Guess what. Deleveraging has been put on ice. With limitless money for free the European banks are not in the mood for scaling back. Here is the Wall Street Journal again:

“The long-awaited restructuring of Europe’s banking industry has creaked into motion, but the pace may remain sluggish thanks in part to the European Central Bank’s recent wave of cheap lending to the Continent’s banks. …

‘It isn’t as important now,’ said the chairman of a major European bank. His bank has temporarily shelved plans to sell certain portfolios of real-estate assets, figuring that the bank can afford to wait until prices bounce back from their current lows.

The ECB loan program ‘has bought time,’ said Richard Barnes, a credit analyst at Standard & Poor’s.”

Pricewaterhouse Coopers estimates that European banks plan to shed €2.5 trillion of non-core assets over the next, wait for this, ten years. That is right. Slowly, slowly catchy monkey.

Make a guess how much will be shed this year! – €50 billion.

Well, the ECB just pumped a nifty €1,000 billion into the banking sector in three months and the banks ‘delever’ by €50 billion in 12 months? – Dear hedge fund managers, please forgive me if I do not take the deleveraging argument seriously.

Where we are going.

I am not saying that two-and-a-half percent inflation is a disaster in itself. But it won’t stay at 2 percent, and it certainly won’t go down to 1.6 percent as the eggheads at the ECB with their stupid output-gap models are telling us. All central banks tell us that inflation will go down next year. Always next year. That is what their models tell them.

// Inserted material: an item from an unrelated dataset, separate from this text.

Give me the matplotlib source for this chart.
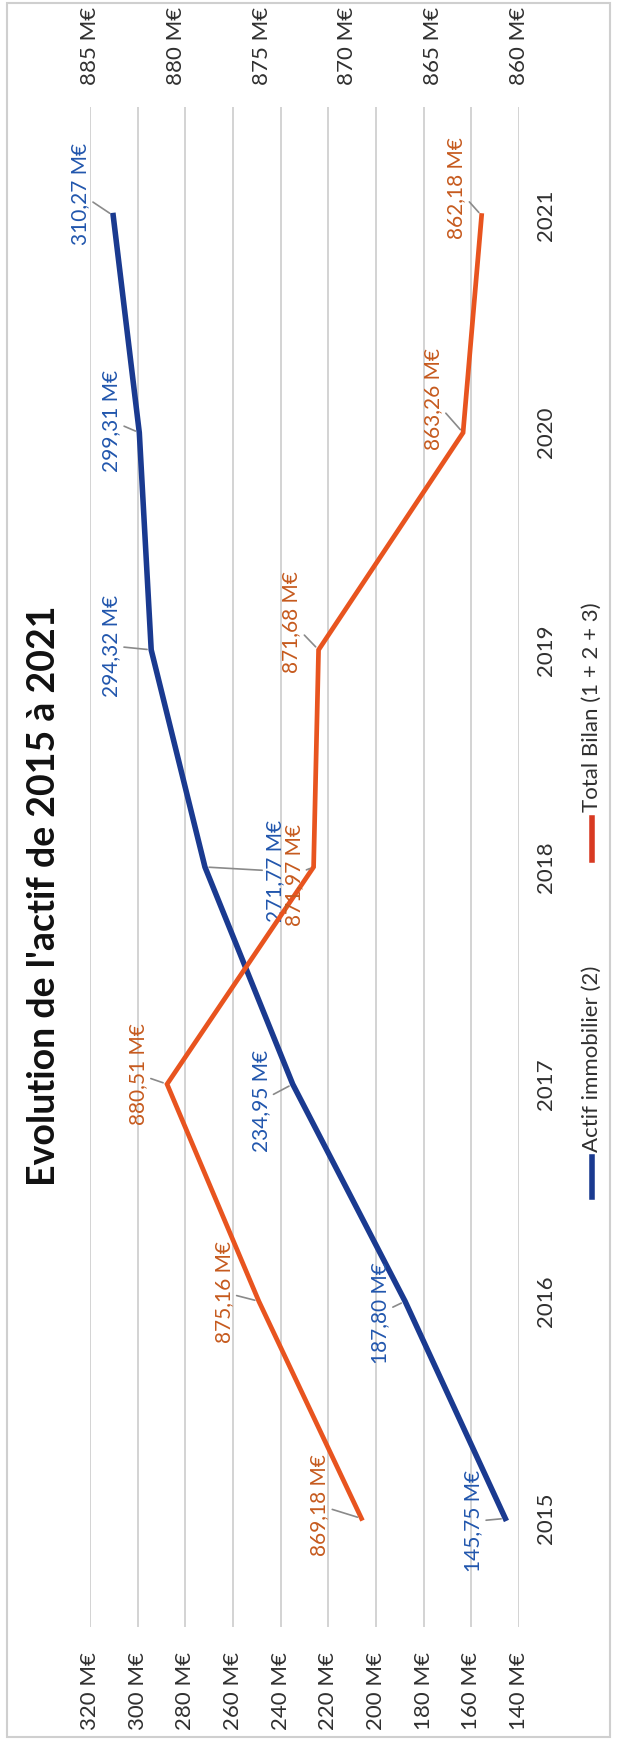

I am not arguing for deflation per se. Deflation in itself has no benefit but deleveraging has. After a credit boom that is what is needed to get the economy back in shape. Economies are not growing because of deflation. That is nonsense. Economies are not growing because of the massive imbalances that have accumulated as a result of years and decades of cheap credit. A cleansing correction  – in balance sheets, state budgets and debt levels – is urgently needed. Present policy doesn’t allow it. So the economy won’t grow.

We should accept that deleveraging is ultimately unavoidable. If it comes with a period of deflation – so be it. But we will get neither. The system will be sustained at this stage of arrested collapse for as long as policymakers can get away with it. My outlook is that we will get even bigger central bank balance sheets (forget exit strategies! There is no exit!), we will get no sustained growth but inflation will creep higher.

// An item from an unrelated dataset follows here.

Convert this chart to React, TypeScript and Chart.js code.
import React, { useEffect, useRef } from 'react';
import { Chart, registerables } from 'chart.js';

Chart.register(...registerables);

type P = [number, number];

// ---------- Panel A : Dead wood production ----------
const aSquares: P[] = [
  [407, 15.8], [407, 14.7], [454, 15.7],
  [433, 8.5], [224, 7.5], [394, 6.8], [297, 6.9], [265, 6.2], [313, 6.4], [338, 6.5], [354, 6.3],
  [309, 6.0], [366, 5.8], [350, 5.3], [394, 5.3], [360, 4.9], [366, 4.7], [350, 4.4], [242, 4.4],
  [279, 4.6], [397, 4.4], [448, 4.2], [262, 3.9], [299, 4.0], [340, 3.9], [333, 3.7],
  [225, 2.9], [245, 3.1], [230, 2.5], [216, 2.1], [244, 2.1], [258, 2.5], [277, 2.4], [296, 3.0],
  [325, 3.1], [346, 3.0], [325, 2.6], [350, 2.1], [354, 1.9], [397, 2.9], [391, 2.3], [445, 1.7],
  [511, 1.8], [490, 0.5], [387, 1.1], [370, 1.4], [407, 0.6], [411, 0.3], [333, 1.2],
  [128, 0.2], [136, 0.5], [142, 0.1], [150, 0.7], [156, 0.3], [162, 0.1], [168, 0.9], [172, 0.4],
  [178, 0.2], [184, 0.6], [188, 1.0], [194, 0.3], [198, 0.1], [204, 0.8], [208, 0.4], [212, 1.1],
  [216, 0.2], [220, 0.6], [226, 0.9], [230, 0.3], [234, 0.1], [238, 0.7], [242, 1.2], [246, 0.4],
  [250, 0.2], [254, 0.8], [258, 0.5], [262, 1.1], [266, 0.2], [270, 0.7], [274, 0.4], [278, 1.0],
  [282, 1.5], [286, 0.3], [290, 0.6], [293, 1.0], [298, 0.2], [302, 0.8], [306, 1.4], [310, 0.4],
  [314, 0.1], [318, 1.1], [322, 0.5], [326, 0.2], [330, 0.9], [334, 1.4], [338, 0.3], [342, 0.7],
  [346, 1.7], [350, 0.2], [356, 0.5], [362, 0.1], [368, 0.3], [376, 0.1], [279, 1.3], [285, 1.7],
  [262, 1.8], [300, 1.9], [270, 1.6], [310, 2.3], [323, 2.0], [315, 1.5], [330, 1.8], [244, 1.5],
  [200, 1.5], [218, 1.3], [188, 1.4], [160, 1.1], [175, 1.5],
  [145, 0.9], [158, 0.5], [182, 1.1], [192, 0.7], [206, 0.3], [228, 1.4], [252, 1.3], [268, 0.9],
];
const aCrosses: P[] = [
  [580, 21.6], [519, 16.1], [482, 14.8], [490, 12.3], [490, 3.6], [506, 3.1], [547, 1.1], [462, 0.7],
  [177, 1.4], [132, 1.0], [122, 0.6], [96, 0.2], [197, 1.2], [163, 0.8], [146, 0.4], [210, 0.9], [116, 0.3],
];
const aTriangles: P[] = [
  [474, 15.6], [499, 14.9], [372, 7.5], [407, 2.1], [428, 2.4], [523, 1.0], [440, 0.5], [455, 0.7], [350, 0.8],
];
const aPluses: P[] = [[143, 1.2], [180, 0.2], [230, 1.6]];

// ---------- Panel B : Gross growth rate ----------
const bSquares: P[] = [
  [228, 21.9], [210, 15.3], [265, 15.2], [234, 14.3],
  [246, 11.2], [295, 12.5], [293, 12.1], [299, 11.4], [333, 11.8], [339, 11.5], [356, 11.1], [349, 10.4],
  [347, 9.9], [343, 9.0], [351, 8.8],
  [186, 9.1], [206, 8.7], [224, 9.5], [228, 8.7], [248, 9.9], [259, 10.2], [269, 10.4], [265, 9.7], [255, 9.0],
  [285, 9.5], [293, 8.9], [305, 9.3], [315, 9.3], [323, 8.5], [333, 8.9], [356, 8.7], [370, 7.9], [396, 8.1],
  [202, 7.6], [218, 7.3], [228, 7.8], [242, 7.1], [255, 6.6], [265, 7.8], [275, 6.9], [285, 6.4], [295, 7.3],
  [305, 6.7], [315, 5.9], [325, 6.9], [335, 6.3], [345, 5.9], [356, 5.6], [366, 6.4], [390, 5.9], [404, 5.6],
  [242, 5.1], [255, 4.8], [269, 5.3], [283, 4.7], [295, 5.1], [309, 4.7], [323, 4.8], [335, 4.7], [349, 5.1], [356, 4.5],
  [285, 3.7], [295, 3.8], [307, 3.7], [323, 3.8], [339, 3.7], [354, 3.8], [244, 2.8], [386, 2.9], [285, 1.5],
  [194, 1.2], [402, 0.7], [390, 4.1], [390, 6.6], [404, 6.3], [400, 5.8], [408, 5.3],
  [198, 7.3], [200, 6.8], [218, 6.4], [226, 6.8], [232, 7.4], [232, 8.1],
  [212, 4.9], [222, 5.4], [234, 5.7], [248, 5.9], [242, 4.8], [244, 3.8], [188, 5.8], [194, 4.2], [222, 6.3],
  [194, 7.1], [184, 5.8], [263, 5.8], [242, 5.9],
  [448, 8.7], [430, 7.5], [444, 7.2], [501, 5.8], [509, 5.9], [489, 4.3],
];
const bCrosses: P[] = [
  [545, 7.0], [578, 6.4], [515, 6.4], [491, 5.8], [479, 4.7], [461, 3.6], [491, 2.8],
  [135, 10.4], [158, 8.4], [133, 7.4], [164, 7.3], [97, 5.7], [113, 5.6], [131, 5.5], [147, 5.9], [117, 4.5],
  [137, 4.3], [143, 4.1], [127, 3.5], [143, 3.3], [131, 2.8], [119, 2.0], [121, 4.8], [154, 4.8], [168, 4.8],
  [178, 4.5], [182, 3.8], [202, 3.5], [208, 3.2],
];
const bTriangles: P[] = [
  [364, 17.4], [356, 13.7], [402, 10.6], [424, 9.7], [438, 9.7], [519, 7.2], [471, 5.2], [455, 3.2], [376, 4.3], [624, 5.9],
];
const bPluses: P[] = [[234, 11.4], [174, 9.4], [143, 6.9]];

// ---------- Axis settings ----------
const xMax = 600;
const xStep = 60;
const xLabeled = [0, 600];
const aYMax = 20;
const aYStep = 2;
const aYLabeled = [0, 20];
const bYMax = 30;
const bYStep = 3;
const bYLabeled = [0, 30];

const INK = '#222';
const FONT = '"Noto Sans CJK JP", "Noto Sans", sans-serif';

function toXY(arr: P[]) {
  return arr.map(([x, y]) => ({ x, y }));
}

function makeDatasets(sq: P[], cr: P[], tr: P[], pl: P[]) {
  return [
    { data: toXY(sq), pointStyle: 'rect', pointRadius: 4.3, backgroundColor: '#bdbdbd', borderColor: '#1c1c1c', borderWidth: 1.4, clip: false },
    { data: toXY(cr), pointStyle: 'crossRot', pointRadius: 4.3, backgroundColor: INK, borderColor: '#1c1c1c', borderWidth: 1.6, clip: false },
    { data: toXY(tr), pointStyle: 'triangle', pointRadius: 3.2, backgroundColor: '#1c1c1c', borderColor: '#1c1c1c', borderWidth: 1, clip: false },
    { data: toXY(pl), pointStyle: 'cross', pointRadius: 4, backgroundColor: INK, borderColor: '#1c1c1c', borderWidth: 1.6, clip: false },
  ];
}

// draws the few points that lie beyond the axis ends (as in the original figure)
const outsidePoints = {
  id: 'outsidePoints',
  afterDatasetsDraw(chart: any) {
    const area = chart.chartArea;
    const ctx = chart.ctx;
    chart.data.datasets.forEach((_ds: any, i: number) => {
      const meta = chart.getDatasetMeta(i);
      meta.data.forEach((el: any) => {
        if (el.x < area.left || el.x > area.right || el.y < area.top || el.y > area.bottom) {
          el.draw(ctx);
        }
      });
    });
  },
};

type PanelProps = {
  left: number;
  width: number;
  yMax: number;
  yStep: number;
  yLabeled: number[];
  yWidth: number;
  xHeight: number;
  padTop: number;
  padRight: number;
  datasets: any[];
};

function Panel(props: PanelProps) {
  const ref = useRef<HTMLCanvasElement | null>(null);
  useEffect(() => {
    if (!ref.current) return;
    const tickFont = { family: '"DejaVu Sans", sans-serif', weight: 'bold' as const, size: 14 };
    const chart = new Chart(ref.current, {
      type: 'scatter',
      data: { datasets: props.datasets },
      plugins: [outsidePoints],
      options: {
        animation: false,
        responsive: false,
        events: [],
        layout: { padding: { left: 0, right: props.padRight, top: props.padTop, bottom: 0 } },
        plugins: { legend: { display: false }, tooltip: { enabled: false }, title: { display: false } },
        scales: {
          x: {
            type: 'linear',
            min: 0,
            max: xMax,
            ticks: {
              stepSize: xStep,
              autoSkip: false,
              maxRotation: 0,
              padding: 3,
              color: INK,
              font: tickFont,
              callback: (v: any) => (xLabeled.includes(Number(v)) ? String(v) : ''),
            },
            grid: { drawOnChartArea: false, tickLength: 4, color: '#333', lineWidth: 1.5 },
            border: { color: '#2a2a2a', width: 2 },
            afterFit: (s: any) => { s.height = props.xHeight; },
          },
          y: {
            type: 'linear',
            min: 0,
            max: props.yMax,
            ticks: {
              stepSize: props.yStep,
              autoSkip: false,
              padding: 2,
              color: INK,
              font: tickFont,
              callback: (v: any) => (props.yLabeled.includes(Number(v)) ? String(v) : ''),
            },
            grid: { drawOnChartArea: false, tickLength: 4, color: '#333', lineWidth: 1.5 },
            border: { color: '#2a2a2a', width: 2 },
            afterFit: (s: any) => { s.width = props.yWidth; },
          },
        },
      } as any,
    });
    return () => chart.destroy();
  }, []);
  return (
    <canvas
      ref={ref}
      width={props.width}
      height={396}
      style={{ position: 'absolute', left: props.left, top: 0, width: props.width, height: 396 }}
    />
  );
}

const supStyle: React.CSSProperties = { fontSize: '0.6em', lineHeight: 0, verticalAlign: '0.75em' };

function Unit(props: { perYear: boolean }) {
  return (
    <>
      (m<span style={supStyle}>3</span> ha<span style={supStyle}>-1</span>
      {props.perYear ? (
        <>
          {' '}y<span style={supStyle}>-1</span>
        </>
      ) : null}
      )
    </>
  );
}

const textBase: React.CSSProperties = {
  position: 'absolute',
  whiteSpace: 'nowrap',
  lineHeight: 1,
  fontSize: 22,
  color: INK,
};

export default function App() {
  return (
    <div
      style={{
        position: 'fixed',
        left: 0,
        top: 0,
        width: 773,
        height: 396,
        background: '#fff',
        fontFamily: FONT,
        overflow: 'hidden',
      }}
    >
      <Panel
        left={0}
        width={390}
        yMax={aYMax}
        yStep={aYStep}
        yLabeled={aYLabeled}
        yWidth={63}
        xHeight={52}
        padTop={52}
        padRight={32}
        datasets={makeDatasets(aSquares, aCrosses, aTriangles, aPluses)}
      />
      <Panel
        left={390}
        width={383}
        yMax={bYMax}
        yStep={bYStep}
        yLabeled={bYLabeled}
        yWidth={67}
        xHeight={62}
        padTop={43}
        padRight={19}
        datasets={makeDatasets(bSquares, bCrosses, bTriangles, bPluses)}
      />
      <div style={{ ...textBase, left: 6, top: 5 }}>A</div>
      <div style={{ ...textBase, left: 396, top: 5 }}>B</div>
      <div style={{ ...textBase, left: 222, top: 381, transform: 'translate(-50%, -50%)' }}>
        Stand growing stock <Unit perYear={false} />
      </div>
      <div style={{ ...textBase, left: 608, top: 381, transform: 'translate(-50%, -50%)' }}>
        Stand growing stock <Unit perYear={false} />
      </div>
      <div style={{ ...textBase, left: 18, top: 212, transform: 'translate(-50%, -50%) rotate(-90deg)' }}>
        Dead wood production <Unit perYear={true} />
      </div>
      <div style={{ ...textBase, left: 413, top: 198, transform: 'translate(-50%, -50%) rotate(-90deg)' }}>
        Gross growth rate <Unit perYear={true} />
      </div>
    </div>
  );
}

The noisy advocates of easy money and of government stimulus always pretend to care for Europe’s unemployed youth. It is today’s youth that would have most to gain from a cleansing correction now, and it is those who already made their money and who sit on inflated assets and overstretched balance sheets that have most to gain from the central bank’s policy of extend and pretend. That is, until the whole thing goes pop anyway. Which won’t take too long.

In the meantime, the debasement of paper money continues.